(Rows from a dataset of charts and code)
##############################

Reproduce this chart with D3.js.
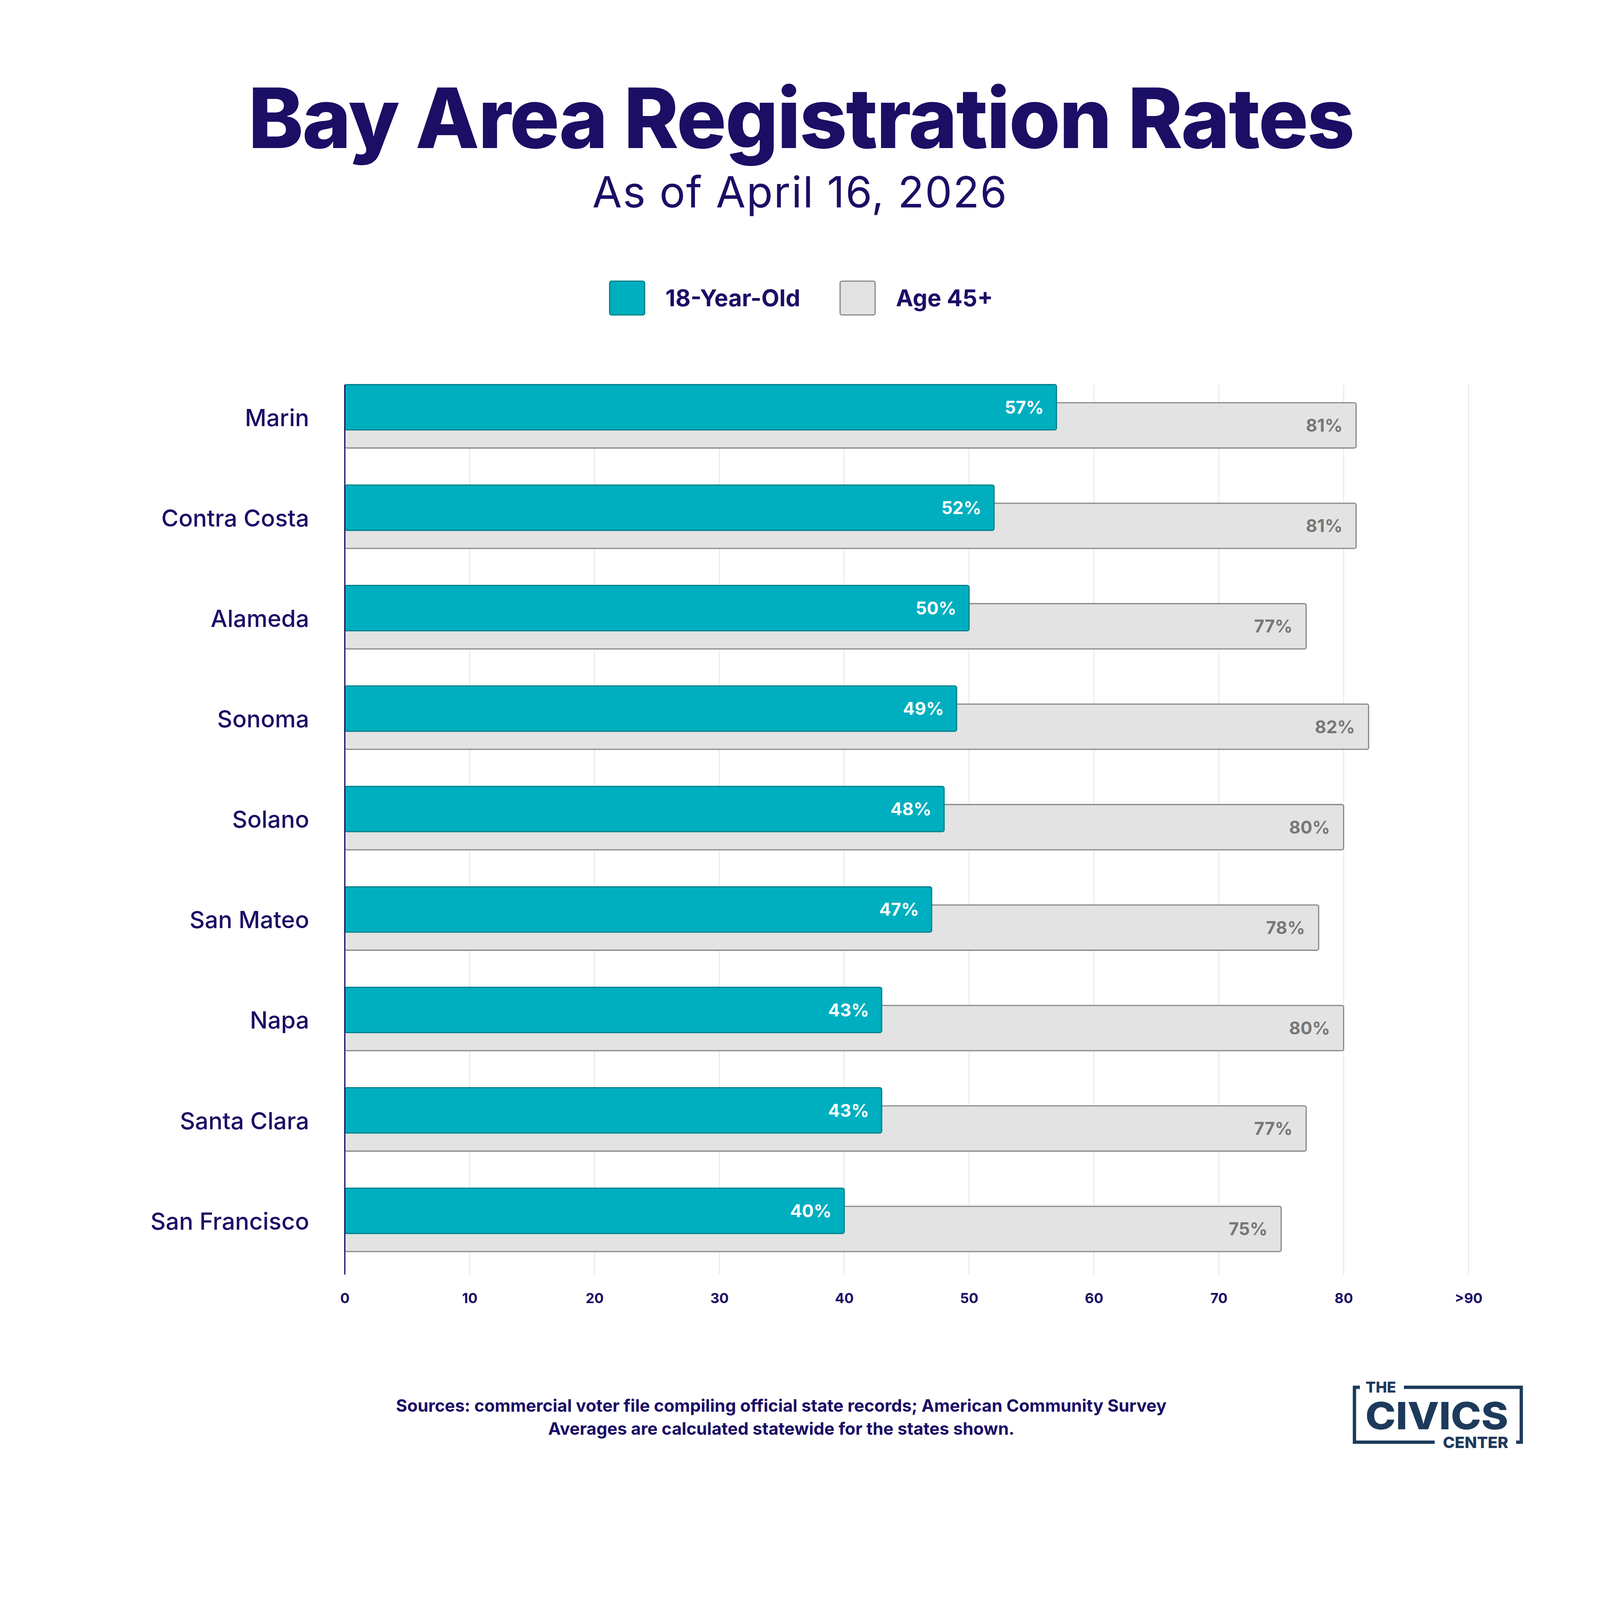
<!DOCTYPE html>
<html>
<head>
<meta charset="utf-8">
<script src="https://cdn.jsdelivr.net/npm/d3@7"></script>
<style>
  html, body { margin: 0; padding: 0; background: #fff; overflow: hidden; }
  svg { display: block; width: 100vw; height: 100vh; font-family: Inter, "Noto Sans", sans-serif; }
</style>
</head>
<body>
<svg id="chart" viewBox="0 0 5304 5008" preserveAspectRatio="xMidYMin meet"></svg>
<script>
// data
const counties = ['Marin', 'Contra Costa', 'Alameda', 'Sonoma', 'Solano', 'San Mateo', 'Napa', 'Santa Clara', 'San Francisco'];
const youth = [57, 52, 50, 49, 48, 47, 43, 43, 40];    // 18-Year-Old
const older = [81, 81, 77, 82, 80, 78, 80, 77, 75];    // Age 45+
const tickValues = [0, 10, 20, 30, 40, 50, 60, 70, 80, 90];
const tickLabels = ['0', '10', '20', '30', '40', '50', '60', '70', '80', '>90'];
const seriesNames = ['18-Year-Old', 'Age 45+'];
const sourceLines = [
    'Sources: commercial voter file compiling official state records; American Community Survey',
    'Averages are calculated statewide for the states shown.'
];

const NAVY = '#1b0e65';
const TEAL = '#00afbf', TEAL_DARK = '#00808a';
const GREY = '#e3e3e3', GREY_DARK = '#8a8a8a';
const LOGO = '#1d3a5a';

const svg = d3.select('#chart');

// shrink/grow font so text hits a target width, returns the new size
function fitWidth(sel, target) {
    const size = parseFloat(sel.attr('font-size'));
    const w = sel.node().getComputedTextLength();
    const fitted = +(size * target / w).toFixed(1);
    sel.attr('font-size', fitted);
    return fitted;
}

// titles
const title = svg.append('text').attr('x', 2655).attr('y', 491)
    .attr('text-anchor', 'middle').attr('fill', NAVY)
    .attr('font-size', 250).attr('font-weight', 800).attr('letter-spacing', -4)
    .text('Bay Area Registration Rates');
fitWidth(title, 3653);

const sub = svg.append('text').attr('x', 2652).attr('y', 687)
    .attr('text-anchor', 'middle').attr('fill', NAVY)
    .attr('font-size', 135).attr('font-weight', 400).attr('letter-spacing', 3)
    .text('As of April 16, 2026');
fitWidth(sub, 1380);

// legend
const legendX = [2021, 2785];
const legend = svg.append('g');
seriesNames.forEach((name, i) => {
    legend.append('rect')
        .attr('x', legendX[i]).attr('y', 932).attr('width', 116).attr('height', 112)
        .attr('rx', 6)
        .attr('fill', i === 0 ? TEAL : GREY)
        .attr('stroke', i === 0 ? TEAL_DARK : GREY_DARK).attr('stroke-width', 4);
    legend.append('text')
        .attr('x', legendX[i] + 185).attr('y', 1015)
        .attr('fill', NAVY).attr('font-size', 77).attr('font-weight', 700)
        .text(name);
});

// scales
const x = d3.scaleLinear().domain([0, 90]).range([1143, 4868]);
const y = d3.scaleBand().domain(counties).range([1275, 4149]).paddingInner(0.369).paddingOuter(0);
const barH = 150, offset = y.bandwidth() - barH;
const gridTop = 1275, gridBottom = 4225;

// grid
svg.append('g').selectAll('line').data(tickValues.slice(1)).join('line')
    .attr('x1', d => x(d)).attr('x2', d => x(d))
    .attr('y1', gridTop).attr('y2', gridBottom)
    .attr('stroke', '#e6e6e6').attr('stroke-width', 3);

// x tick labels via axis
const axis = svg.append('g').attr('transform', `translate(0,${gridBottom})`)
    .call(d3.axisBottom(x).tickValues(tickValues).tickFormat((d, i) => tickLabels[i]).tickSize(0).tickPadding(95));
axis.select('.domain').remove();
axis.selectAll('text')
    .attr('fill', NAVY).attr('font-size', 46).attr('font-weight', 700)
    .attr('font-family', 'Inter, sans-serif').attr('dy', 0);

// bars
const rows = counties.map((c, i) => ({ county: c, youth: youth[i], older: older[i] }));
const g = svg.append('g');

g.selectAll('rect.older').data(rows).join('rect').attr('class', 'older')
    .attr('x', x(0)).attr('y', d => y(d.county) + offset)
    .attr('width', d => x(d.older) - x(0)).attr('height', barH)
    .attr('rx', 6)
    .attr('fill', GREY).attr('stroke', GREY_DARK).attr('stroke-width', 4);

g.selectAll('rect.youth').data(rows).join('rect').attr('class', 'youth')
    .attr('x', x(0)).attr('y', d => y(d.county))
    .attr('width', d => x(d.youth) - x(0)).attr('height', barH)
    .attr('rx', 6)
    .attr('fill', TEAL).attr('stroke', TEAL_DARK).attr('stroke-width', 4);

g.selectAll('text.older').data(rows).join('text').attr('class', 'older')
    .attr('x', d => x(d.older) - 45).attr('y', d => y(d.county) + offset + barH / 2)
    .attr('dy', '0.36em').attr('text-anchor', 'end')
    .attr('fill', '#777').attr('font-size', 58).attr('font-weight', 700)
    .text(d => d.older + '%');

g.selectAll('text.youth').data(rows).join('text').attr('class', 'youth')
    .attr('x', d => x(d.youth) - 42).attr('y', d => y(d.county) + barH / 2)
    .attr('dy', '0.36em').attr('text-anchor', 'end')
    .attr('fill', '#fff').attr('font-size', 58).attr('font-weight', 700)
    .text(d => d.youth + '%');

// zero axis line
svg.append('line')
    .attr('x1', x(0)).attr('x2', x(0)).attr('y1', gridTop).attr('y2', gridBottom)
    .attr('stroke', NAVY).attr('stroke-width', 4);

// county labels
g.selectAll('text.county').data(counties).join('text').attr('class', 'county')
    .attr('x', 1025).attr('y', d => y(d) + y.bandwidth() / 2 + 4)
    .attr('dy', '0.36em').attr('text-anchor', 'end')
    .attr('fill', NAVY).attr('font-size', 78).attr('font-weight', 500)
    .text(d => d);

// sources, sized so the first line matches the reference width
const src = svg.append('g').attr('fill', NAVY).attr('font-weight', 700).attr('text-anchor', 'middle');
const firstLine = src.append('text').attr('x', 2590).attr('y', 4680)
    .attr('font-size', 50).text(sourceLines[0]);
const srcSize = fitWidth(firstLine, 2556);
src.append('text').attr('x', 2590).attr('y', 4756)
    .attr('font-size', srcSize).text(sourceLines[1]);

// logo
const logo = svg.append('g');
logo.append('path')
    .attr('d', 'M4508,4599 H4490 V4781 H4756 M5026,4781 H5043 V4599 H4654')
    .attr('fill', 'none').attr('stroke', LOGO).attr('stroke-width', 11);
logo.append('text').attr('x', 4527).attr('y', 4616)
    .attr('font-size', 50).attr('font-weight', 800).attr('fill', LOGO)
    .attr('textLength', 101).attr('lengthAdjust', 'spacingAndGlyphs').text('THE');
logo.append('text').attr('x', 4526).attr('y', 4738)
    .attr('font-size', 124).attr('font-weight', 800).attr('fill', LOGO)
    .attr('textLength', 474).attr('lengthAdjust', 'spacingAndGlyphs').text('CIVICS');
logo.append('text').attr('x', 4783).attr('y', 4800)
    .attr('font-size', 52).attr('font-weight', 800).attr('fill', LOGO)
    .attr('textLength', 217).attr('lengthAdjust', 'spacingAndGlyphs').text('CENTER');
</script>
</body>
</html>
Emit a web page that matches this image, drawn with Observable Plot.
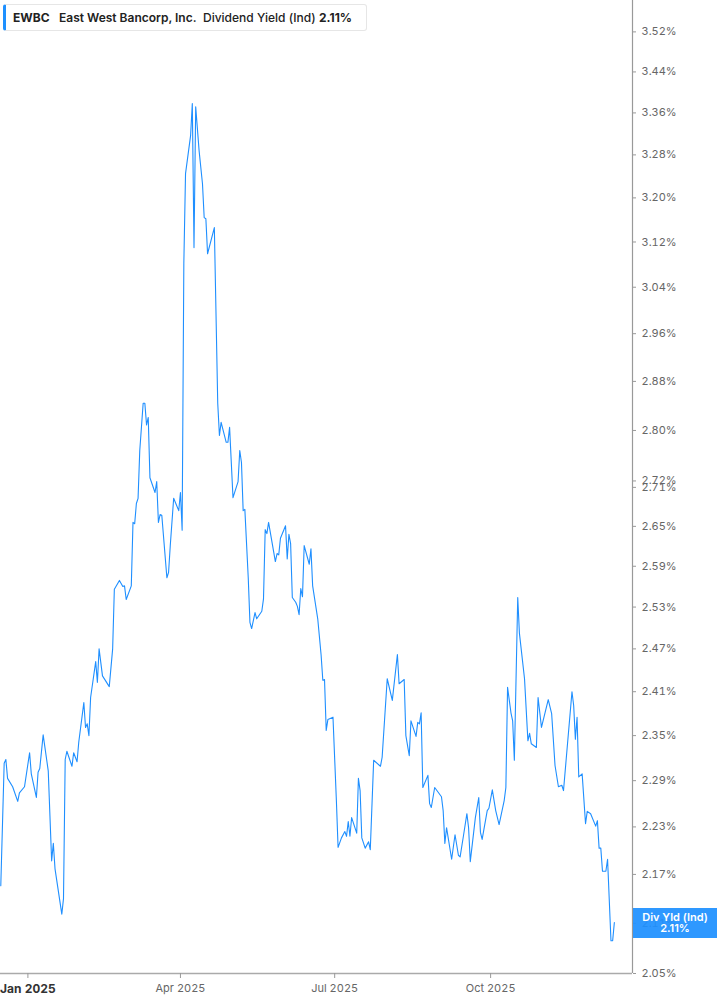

##############################

The records above need to be restated word for word, with the pictures left out.

**OUTPUT**
Reproduce this chart with D3.js.
<!DOCTYPE html>
<html>
<head>
<meta charset="utf-8">
<script src="https://cdn.jsdelivr.net/npm/d3@7"></script>
<style>
  html, body { margin: 0; padding: 0; background: #fff; overflow: hidden; }
  svg { display: block; width: 100vw; height: 100vh; font-family: Inter, "Noto Sans", sans-serif; }
</style>
</head>
<body>
<svg id="chart" viewBox="0 0 5304 5008" preserveAspectRatio="xMidYMin meet"></svg>
<script>
// data
const counties = ['Marin', 'Contra Costa', 'Alameda', 'Sonoma', 'Solano', 'San Mateo', 'Napa', 'Santa Clara', 'San Francisco'];
const youth = [57, 52, 50, 49, 48, 47, 43, 43, 40];    // 18-Year-Old
const older = [81, 81, 77, 82, 80, 78, 80, 77, 75];    // Age 45+
const tickValues = [0, 10, 20, 30, 40, 50, 60, 70, 80, 90];
const tickLabels = ['0', '10', '20', '30', '40', '50', '60', '70', '80', '>90'];
const seriesNames = ['18-Year-Old', 'Age 45+'];
const sourceLines = [
    'Sources: commercial voter file compiling official state records; American Community Survey',
    'Averages are calculated statewide for the states shown.'
];

const NAVY = '#1b0e65';
const TEAL = '#00afbf', TEAL_DARK = '#00808a';
const GREY = '#e3e3e3', GREY_DARK = '#8a8a8a';
const LOGO = '#1d3a5a';

const svg = d3.select('#chart');

// shrink/grow font so text hits a target width, returns the new size
function fitWidth(sel, target) {
    const size = parseFloat(sel.attr('font-size'));
    const w = sel.node().getComputedTextLength();
    const fitted = +(size * target / w).toFixed(1);
    sel.attr('font-size', fitted);
    return fitted;
}

// titles
const title = svg.append('text').attr('x', 2655).attr('y', 491)
    .attr('text-anchor', 'middle').attr('fill', NAVY)
    .attr('font-size', 250).attr('font-weight', 800).attr('letter-spacing', -4)
    .text('Bay Area Registration Rates');
fitWidth(title, 3653);

const sub = svg.append('text').attr('x', 2652).attr('y', 687)
    .attr('text-anchor', 'middle').attr('fill', NAVY)
    .attr('font-size', 135).attr('font-weight', 400).attr('letter-spacing', 3)
    .text('As of April 16, 2026');
fitWidth(sub, 1380);

// legend
const legendX = [2021, 2785];
const legend = svg.append('g');
seriesNames.forEach((name, i) => {
    legend.append('rect')
        .attr('x', legendX[i]).attr('y', 932).attr('width', 116).attr('height', 112)
        .attr('rx', 6)
        .attr('fill', i === 0 ? TEAL : GREY)
        .attr('stroke', i === 0 ? TEAL_DARK : GREY_DARK).attr('stroke-width', 4);
    legend.append('text')
        .attr('x', legendX[i] + 185).attr('y', 1015)
        .attr('fill', NAVY).attr('font-size', 77).attr('font-weight', 700)
        .text(name);
});

// scales
const x = d3.scaleLinear().domain([0, 90]).range([1143, 4868]);
const y = d3.scaleBand().domain(counties).range([1275, 4149]).paddingInner(0.369).paddingOuter(0);
const barH = 150, offset = y.bandwidth() - barH;
const gridTop = 1275, gridBottom = 4225;

// grid
svg.append('g').selectAll('line').data(tickValues.slice(1)).join('line')
    .attr('x1', d => x(d)).attr('x2', d => x(d))
    .attr('y1', gridTop).attr('y2', gridBottom)
    .attr('stroke', '#e6e6e6').attr('stroke-width', 3);

// x tick labels via axis
const axis = svg.append('g').attr('transform', `translate(0,${gridBottom})`)
    .call(d3.axisBottom(x).tickValues(tickValues).tickFormat((d, i) => tickLabels[i]).tickSize(0).tickPadding(95));
axis.select('.domain').remove();
axis.selectAll('text')
    .attr('fill', NAVY).attr('font-size', 46).attr('font-weight', 700)
    .attr('font-family', 'Inter, sans-serif').attr('dy', 0);

// bars
const rows = counties.map((c, i) => ({ county: c, youth: youth[i], older: older[i] }));
const g = svg.append('g');

g.selectAll('rect.older').data(rows).join('rect').attr('class', 'older')
    .attr('x', x(0)).attr('y', d => y(d.county) + offset)
    .attr('width', d => x(d.older) - x(0)).attr('height', barH)
    .attr('rx', 6)
    .attr('fill', GREY).attr('stroke', GREY_DARK).attr('stroke-width', 4);

g.selectAll('rect.youth').data(rows).join('rect').attr('class', 'youth')
    .attr('x', x(0)).attr('y', d => y(d.county))
    .attr('width', d => x(d.youth) - x(0)).attr('height', barH)
    .attr('rx', 6)
    .attr('fill', TEAL).attr('stroke', TEAL_DARK).attr('stroke-width', 4);

g.selectAll('text.older').data(rows).join('text').attr('class', 'older')
    .attr('x', d => x(d.older) - 45).attr('y', d => y(d.county) + offset + barH / 2)
    .attr('dy', '0.36em').attr('text-anchor', 'end')
    .attr('fill', '#777').attr('font-size', 58).attr('font-weight', 700)
    .text(d => d.older + '%');

g.selectAll('text.youth').data(rows).join('text').attr('class', 'youth')
    .attr('x', d => x(d.youth) - 42).attr('y', d => y(d.county) + barH / 2)
    .attr('dy', '0.36em').attr('text-anchor', 'end')
    .attr('fill', '#fff').attr('font-size', 58).attr('font-weight', 700)
    .text(d => d.youth + '%');

// zero axis line
svg.append('line')
    .attr('x1', x(0)).attr('x2', x(0)).attr('y1', gridTop).attr('y2', gridBottom)
    .attr('stroke', NAVY).attr('stroke-width', 4);

// county labels
g.selectAll('text.county').data(counties).join('text').attr('class', 'county')
    .attr('x', 1025).attr('y', d => y(d) + y.bandwidth() / 2 + 4)
    .attr('dy', '0.36em').attr('text-anchor', 'end')
    .attr('fill', NAVY).attr('font-size', 78).attr('font-weight', 500)
    .text(d => d);

// sources, sized so the first line matches the reference width
const src = svg.append('g').attr('fill', NAVY).attr('font-weight', 700).attr('text-anchor', 'middle');
const firstLine = src.append('text').attr('x', 2590).attr('y', 4680)
    .attr('font-size', 50).text(sourceLines[0]);
const srcSize = fitWidth(firstLine, 2556);
src.append('text').attr('x', 2590).attr('y', 4756)
    .attr('font-size', srcSize).text(sourceLines[1]);

// logo
const logo = svg.append('g');
logo.append('path')
    .attr('d', 'M4508,4599 H4490 V4781 H4756 M5026,4781 H5043 V4599 H4654')
    .attr('fill', 'none').attr('stroke', LOGO).attr('stroke-width', 11);
logo.append('text').attr('x', 4527).attr('y', 4616)
    .attr('font-size', 50).attr('font-weight', 800).attr('fill', LOGO)
    .attr('textLength', 101).attr('lengthAdjust', 'spacingAndGlyphs').text('THE');
logo.append('text').attr('x', 4526).attr('y', 4738)
    .attr('font-size', 124).attr('font-weight', 800).attr('fill', LOGO)
    .attr('textLength', 474).attr('lengthAdjust', 'spacingAndGlyphs').text('CIVICS');
logo.append('text').attr('x', 4783).attr('y', 4800)
    .attr('font-size', 52).attr('font-weight', 800).attr('fill', LOGO)
    .attr('textLength', 217).attr('lengthAdjust', 'spacingAndGlyphs').text('CENTER');
</script>
</body>
</html>
Emit a web page that matches this image, drawn with Observable Plot.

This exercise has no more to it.